The MtGox example that is often brought up is not possible with the third form of malleability. It can only be exploited by the sender of the transaction and not by the receiver. In the MtGox case, the sender was MtGox itself and one of the two other malleability forms was used.

IPv6 support in Dash

There seems to be a misunderstanding about this topic in the community, as some community members seem to believe that Dash deliberately disabled/removed/broke IPv6 support in Dash.

IPv6 was never touched when it comes to normal p2p and node operations. Everyone can connect to the network with IPv6, with all the standard p2p functionally (e.g. transaction and block propagation) is working as expected. It’s even possible to run a full-node with IPv6.

There is however a requirement that only applies to masternodes: they must announce themself with an IPv4 address and must be able to serve connections with IPv4. If masternodes would not be required to do so, IPv4 clients/nodes would not be able to connect to these masternodes. Please note that IPv6 nodes with a IPv4/IPv6 dualstack are always able to connect to IPv4 nodes, it’s just the other way around that’s not possible.

Masternodes are meant to serve the whole network and all users. This is what they get rewards for, and we believe that this requirement is acceptable for masternodes as otherwise they would not fully fulfill their duties.

If IPv6 adoption ever gets to a point were IPv4 only clients can be neglected, we might reconsider the requirement on masternodes.

Staying up-to-date with Bitcoin code

Dash has an interesting history when it comes to the code base. It was initially forked from the Litecoin code base (which was a Bitcoin code fork). As Litecoin development ceased shortly after that time, Dash was re-forked from Bitcoin and due to lack of time and resources, further updates of the code base were done very sporadically, resulting in Dash staying on a quite old version of Bitcoin.

Recent history of updates and backports:

  1. Until Dash 12.1, our code base was solely based on Bitcoin 0.12
  2. Dash 12.2 included backports of a huge network refactoring from Bitcoin 0.13–0.14, which resulted in stability and performance improvements.
  3. Dash 12.2.3 backported the “per-utxo” patch, which closed a critical and publicly known DDoS attack vector known as “Corebleed”. This brought a critical part of the code base up-to-date with Bitcoin 0.15
  4. Dash 12.3 will include all improvements from Bitcoin 0.13 and 0.14, excluding SegWit and RBF related changes. This is already finished and can be found on Github in the develop branch. The new version will be released soon.

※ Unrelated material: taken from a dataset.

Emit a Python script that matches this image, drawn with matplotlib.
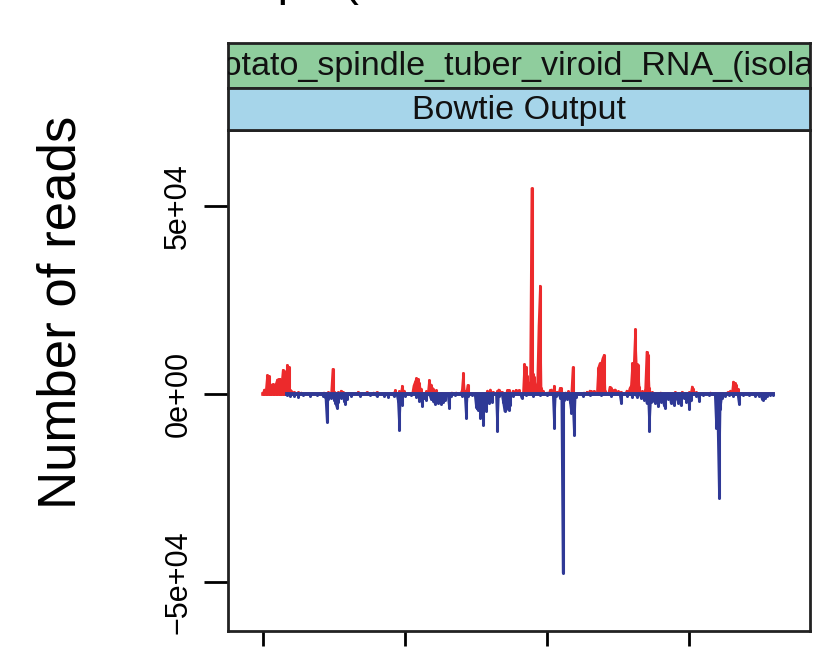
import numpy as np
import matplotlib.pyplot as plt

# read counts per genome position (sense = red, antisense = blue)
genome_len = 360
sense_pos = [0, 1, 2, 3, 4, 5, 6, 7, 8, 9, 10, 11, 12, 13, 14, 15, 16, 17, 18, 19,
             20, 22, 25, 27, 30, 35, 40, 43, 46, 48, 49, 50, 51, 53, 55, 56, 60, 67,
             73, 78, 80, 86, 93, 96, 98, 99, 100, 106, 107, 108, 109, 110, 111, 115,
             117, 118, 119, 120, 122, 125, 133, 136, 140, 141, 142, 144, 150, 158,
             160, 162, 165, 166, 168, 172, 173, 176, 178, 180, 184, 185, 186, 187,
             188, 189, 190, 191, 192, 193, 194, 195, 196, 197, 200, 202, 203, 205,
             207, 209, 210, 213, 215, 218, 219, 222, 226, 228, 230, 231, 233, 236,
             237, 238, 239, 240, 241, 244, 245, 247, 248, 250, 252, 256, 258, 259,
             260, 261, 262, 263, 264, 265, 267, 269, 270, 271, 272, 274, 276, 280,
             285, 290, 295, 300, 302, 303, 305, 310, 315, 318, 327, 329, 331, 332,
             333, 334]
sense_val = [300, 1200, 800, 5000, 4800, 1500, 2500, 2600, 2400, 2600, 3800, 4000,
             3900, 2200, 6400, 6200, 1500, 7700, 7200, 1200, 800, 600, 500, 400, 200,
             100, 150, 400, 500, 300, 6650, 600, 400, 500, 900, 600, 200, 600, 500,
             400, 500, 300, 1000, 800, 2200, 800, 300, 2200, 3200, 4200, 3900, 3000,
             1400, 700, 3700, 2500, 1500, 1300, 1000, 300, 400, 400, 1000, 5600, 800,
             2400, 300, 900, 1200, 600, 800, 1200, 600, 1000, 1100, 900, 1100, 1000,
             7900, 7200, 4800, 2500, 2300, 54700, 5200, 4500, 2000, 2100, 18350,
             28800, 1500, 800, 400, 1000, 1200, 2200, 600, 1600, 1500, 400, 700, 7100,
             400, 300, 400, 600, 900, 800, 800, 7000, 8150, 8000, 9500, 10400, 800,
             1900, 1500, 1100, 1200, 700, 600, 900, 1500, 2200, 8150, 8000, 17200,
             8000, 7600, 1800, 800, 1200, 11250, 10500, 1700, 500, 300, 400, 300, 500,
             600, 500, 2000, 1400, 500, 300, 400, 300, 500, 900, 3300, 3000, 2500, 1400]
anti_pos = [17, 19, 22, 25, 28, 33, 38, 42, 44, 45, 46, 48, 50, 51, 52, 53, 55, 57,
            58, 59, 62, 68, 75, 80, 85, 88, 92, 95, 96, 97, 98, 100, 104, 108, 110,
            112, 113, 115, 118, 120, 121, 123, 125, 127, 128, 131, 132, 135, 140, 143,
            144, 147, 150, 151, 153, 155, 156, 157, 159, 161, 165, 166, 169, 170, 171,
            173, 174, 176, 182, 185, 190, 195, 200, 205, 206, 209, 211, 212, 214, 216,
            217, 218, 219, 220, 225, 230, 238, 245, 252, 256, 260, 263, 266, 268, 270,
            272, 273, 275, 276, 278, 280, 282, 283, 285, 287, 289, 290, 292, 294, 296,
            298, 300, 301, 305, 307, 310, 314, 319, 320, 321, 322, 323, 325, 328, 331,
            335, 338, 342, 346, 349, 351, 352, 353, 355, 357, 359]
anti_val = [-300, -600, -500, -700, -300, -400, -200, -400, -900, -7500, -1200, -1000,
            -1500, -2500, -3700, -2000, -1000, -1800, -2700, -1200, -500, -400, -300,
            -600, -400, -700, -500, -1800, -9500, -1000, -2800, -600, -300, -700,
            -1800, -3100, -1000, -1600, -1200, -1800, -2600, -2400, -2600, -2200,
            -1500, -3700, -500, -300, -400, -6400, -500, -300, -3500, -4200, -6400,
            -8300, -3000, -4500, -2500, -2000, -9700, -500, -2200, -4600, -4000,
            -4200, -2800, -600, -1100, -300, -400, -200, -300, -9000, -600, -1000,
            -47600, -1500, -1200, -2000, -5000, -2500, -11000, -800, -400, -300, -300,
            -400, -2400, -400, -900, -700, -1000, -1500, -2500, -9700, -2000, -1800,
            -2400, -3300, -2000, -2800, -3700, -1200, -2400, -2800, -1200, -2300,
            -3000, -1100, -2200, -4000, -1500, -500, -1800, -300, -300, -9000, -8500,
            -27700, -4000, -1000, -600, -300, -400, -2700, -300, -300, -400, -600,
            -1200, -1500, -1000, -500, -300, -200]
anti_start = 17
x_ticks = [0, 100, 200, 300]
y_ticks = [-50000, 0, 50000]
y_labels = ['\u22125e+04', '0e+00', '5e+04']

red = '#ec2a2c'
blue = '#2f3996'

plt.rcParams['font.family'] = ['Liberation Sans', 'DejaVu Sans']

W, H = 819, 664
fig = plt.figure(figsize=(W / 100, H / 100), dpi=100)

def box(x0, y0, x1, y1):
    return [x0 / W, 1 - y1 / H, (x1 - x0) / W, (y1 - y0) / H]

ax = fig.add_axes(box(228, 130, 810, 631))

pos = np.arange(genome_len)
sense = np.zeros(genome_len)
sense[sense_pos] = sense_val
anti = np.zeros(genome_len)
anti[anti_pos] = anti_val

# red strand
ax.vlines(pos, 0, sense, color=red, lw=2.2, capstyle='round')
ax.plot(pos, sense, color=red, lw=1.3, solid_joinstyle='round')
ax.plot(pos, np.zeros(genome_len), color=red, lw=2.6)
# blue strand drawn on top
xa = pos[anti_start:]
ax.vlines(xa, 0, anti[anti_start:], color=blue, lw=2.2, capstyle='round')
ax.plot(xa, anti[anti_start:], color=blue, lw=1.3, solid_joinstyle='round')
ax.plot(xa, np.zeros(len(xa)), color=blue, lw=2.8)

ax.set_xlim(-24.6, 385)
ax.set_ylim(-63000, 70200)
ax.set_xticks(x_ticks)
ax.set_yticks(y_ticks)
ax.set_yticklabels(y_labels, rotation=90, va='center', fontsize=22)
ax.tick_params(axis='x', labelbottom=False, length=11, width=2, direction='out')
ax.tick_params(axis='y', length=17, width=2, direction='out', pad=8)
for s in ax.spines.values():
    s.set_linewidth(2)
    s.set_color('#222222')
fig.text(62 / W, 1 - 312 / H, 'Number of reads', rotation=90, ha='center',
         va='center', fontsize=38)

# strips
strips = [(43, 88, '#8fcd9d', 'Potato_spindle_tuber_viroid_RNA_(isolate', -0.047, 'left'),
          (88, 130, '#a6d5ea', 'Bowtie Output', 0.5, 'center')]
for y0, y1, col, txt, tx, ha in strips:
    sax = fig.add_axes(box(228, y0, 810, y1))
    sax.set_facecolor(col)
    sax.set_xticks([])
    sax.set_yticks([])
    for s in sax.spines.values():
        s.set_linewidth(2)
        s.set_color('#222222')
    sax.text(tx, 0.47, txt, transform=sax.transAxes, ha=ha, va='center',
             fontsize=24.6, color='#111111', clip_on=True)

fig.text(86 / W, 1 + 5 / H, 'Read Map   (Bowtie reads', ha='left', va='baseline',
         fontsize=34)

fig.savefig('out.png', dpi=100)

As you can see, we’ve put a lot of effort into updating our code base recently — we backported more then 800 Pull Requests and thousands of commits. We plan to continually perform more updates and backports, until we reach a point where it doesn’t make any sense anymore to continue doing this. This will be the case when Bitcoin and Dash diverge too much in it’s goals and priorities, which is already happening slowly. For example, Bitcoin has concentrated a lot of effort into SegWit for Bitcoin 0.15 and 0.16. At the same time we concentrate more and more on Evolution related features.